Just over a dozen East Towson residents turned out for the Monday, April 16, meeting with BGE representatives to learn about a facility upgrade project that officials say is bound to cause some inconvenience for residents of the Hillen Road area.
"When I found out about this project, I just thought the larger Towson community should know what's going on," said Councilman David Marks, who represents the 5th District, including Towson.
"Towson is a very well educated, very engaged community, and I think it's important to have meetings like this for large projects," said Marks, who arranged the meeting at the Country Club of Maryland.
The work, which will begin in mid-May and extend through mid-October, will begin with pole replacement and tree-trimming on both sides of the street behind the Stanley Black & Decker property on Hillen Road.
Karen McKinney, project manager for BGE, said it will primarily be work on the overhead lines coming from a nearby substation, and that wires will also be changed out to improve reliability.
Additionally, a manhole will be installed on Hillen Road where it meets Far Hills Drive in order to better serve the nearby reservoir pumping station. McKinney said road closures were possible while the manhole is being installed, but said the installation would "most likely" be night work.
Other work, such as the replacement of roadside poles, will result in temporary lane closures on East Burke Avenue and Hillen Road.

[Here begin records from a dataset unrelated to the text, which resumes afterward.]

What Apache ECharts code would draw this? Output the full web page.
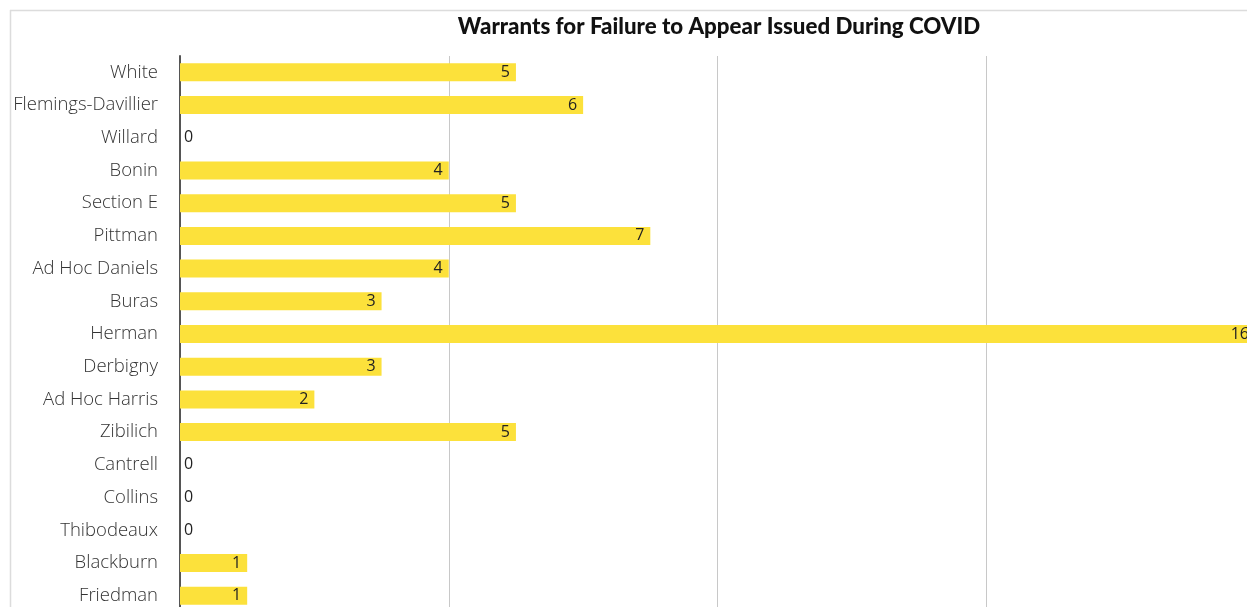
<!DOCTYPE html>
<html>
<head>
<meta charset="utf-8">
<script src="https://cdn.jsdelivr.net/npm/echarts@6/dist/echarts.min.js"></script>
<style>
  html, body { margin: 0; padding: 0; background: #fff; }
  #main { width: 1247px; height: 607px; }
</style>
</head>
<body>
<div id="main"></div>
<script>
var judges = ['White', 'Flemings-Davillier', 'Willard', 'Bonin', 'Section E', 'Pittman',
  'Ad Hoc Daniels', 'Buras', 'Herman', 'Derbigny', 'Ad Hoc Harris', 'Zibilich',
  'Cantrell', 'Collins', 'Thibodeaux', 'Blackburn', 'Friedman'];
var warrants = [5, 6, 0, 4, 5, 7, 4, 3, 16, 3, 2, 5, 0, 0, 0, 1, 1];
var xTicks = [0, 4, 8, 12, 16];

var chart = echarts.init(document.getElementById('main'));

// zero bars get their label on the right of the axis
var barData = warrants.map(function (v) {
  if (v === 0) return { value: v, label: { position: 'right', distance: 4 } };
  return v;
});

chart.setOption({
  animation: false,
  textStyle: { fontFamily: 'Open Sans' },
  title: {
    text: 'Warrants for Failure to Appear Issued During COVID',
    left: 714,
    textAlign: 'center',
    top: 11,
    textStyle: { fontFamily: 'Lato', fontWeight: 900, fontSize: 22.3, color: '#111' }
  },
  graphic: [
    { type: 'line', shape: { x1: 10, y1: 10.5, x2: 1247, y2: 10.5 }, style: { stroke: '#dcdcdc', lineWidth: 1.5 } },
    { type: 'line', shape: { x1: 10.5, y1: 10, x2: 10.5, y2: 607 }, style: { stroke: '#dcdcdc', lineWidth: 1.5 } }
  ],
  grid: { left: 180, top: 56, right: -8, bottom: -5, outerBoundsMode: 'none' },
  xAxis: {
    type: 'value',
    min: xTicks[0],
    max: xTicks[xTicks.length - 1],
    interval: 4,
    axisLabel: { show: false },
    axisLine: { show: false },
    axisTick: { show: false },
    splitLine: { lineStyle: { color: '#c8c8c8', width: 1 } }
  },
  yAxis: {
    type: 'category',
    data: judges,
    inverse: true,
    axisTick: { show: false },
    axisLine: { lineStyle: { color: '#555', width: 2 } },
    axisLabel: { color: '#333', fontSize: 18.5, fontWeight: 300, margin: 22 }
  },
  series: [{
    type: 'bar',
    data: barData,
    barWidth: 18,
    itemStyle: { color: '#fce13b' },
    label: {
      show: true,
      position: 'insideRight',
      distance: 6,
      color: '#222',
      fontSize: 16
    }
  }]
});
</script>
</body>
</html>
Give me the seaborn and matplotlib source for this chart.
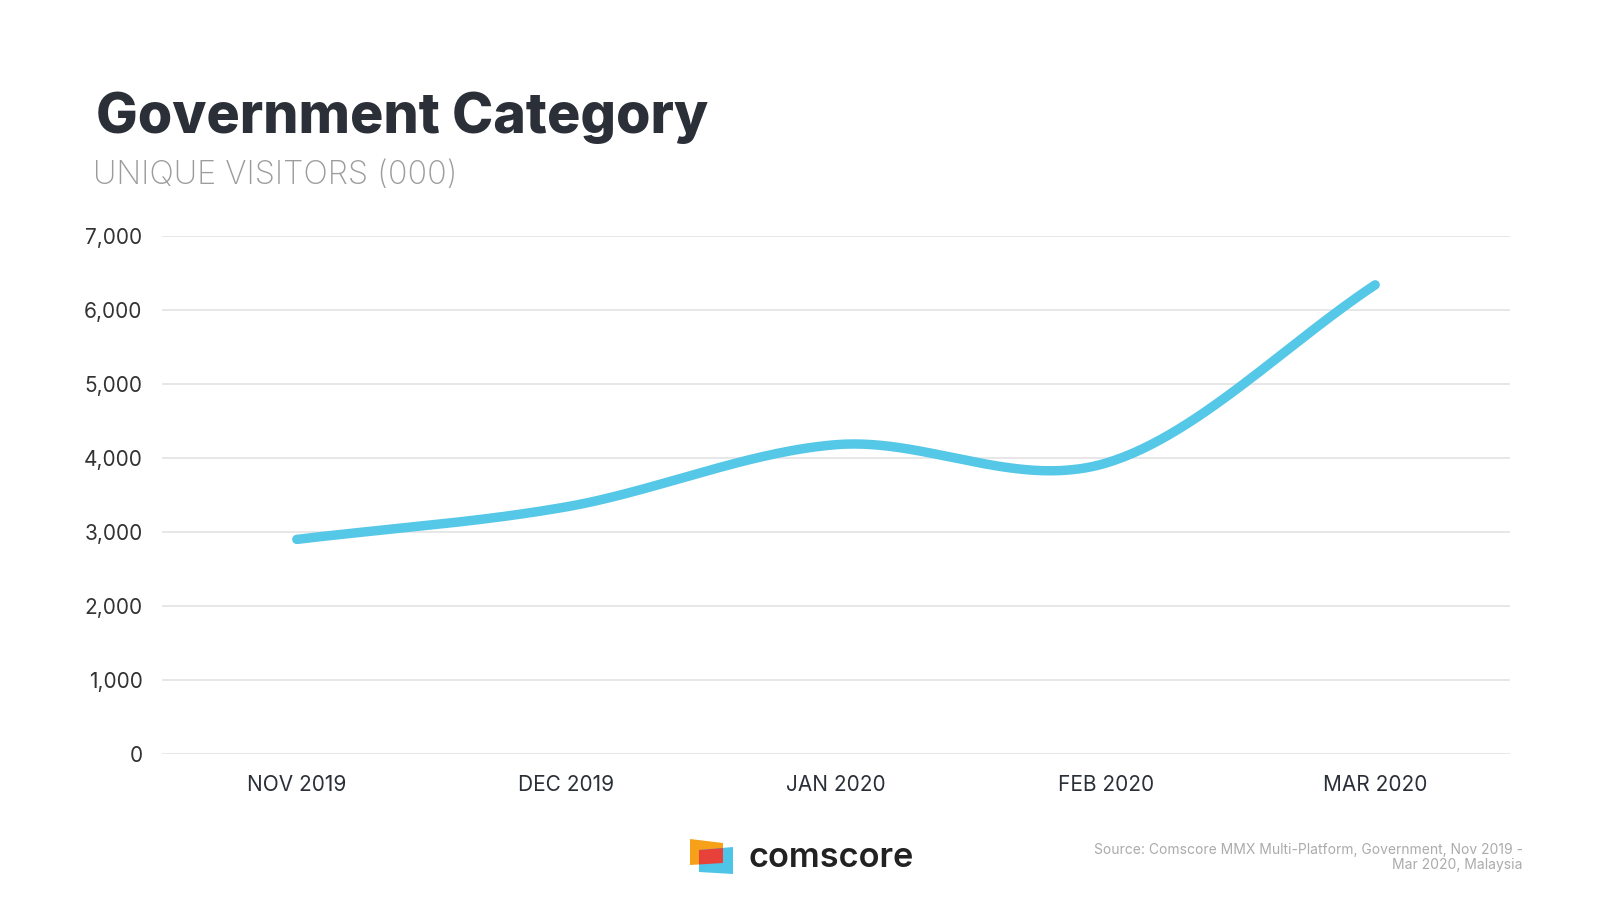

The project will also bring brief outage periods to customers, officials said. Residents will be notified in advance by mail if they are to lose power at any point, officials said.
The process of removing old poles came under question from a few residents, who said they have two in their yard from when the wires needed to be replaced after Hurricane Irene.
Bonnie Johanson, a community affairs manager for BGE, said after BGE replaced their lines, it was the responsibility of communications companies like Verizon or Comcast to move their wires as well, with the last one off removing the pole.
Those transitions can be conducted as quickly as two weeks after the new pole is installed, she said, or as long as several years.
Residents were weary about complications from the BGE work augmenting existing or upcoming projects, including construction of Towson Circle III and the ongoing work at the Towson pumping station.
Kurt Kocher, spokesman for the Baltimore City Department of Public Works, said the work being done at the pumping station is being conducted to make the city's water supply comply with new drinking water standards.
He said the water is fine right now, but the new standards prohibit already-treated, ready-to-drink water from being kept in open-air containers — such as the reservoir.
Instead, the water will be kept in underground tanks.
"(The project) is about 60 percent completed," Kocher said. "It's supposed to be completed by Sept. 9, 2013, and there are also a number of miscellaneous facility improvements to be done there as well. It's well under way."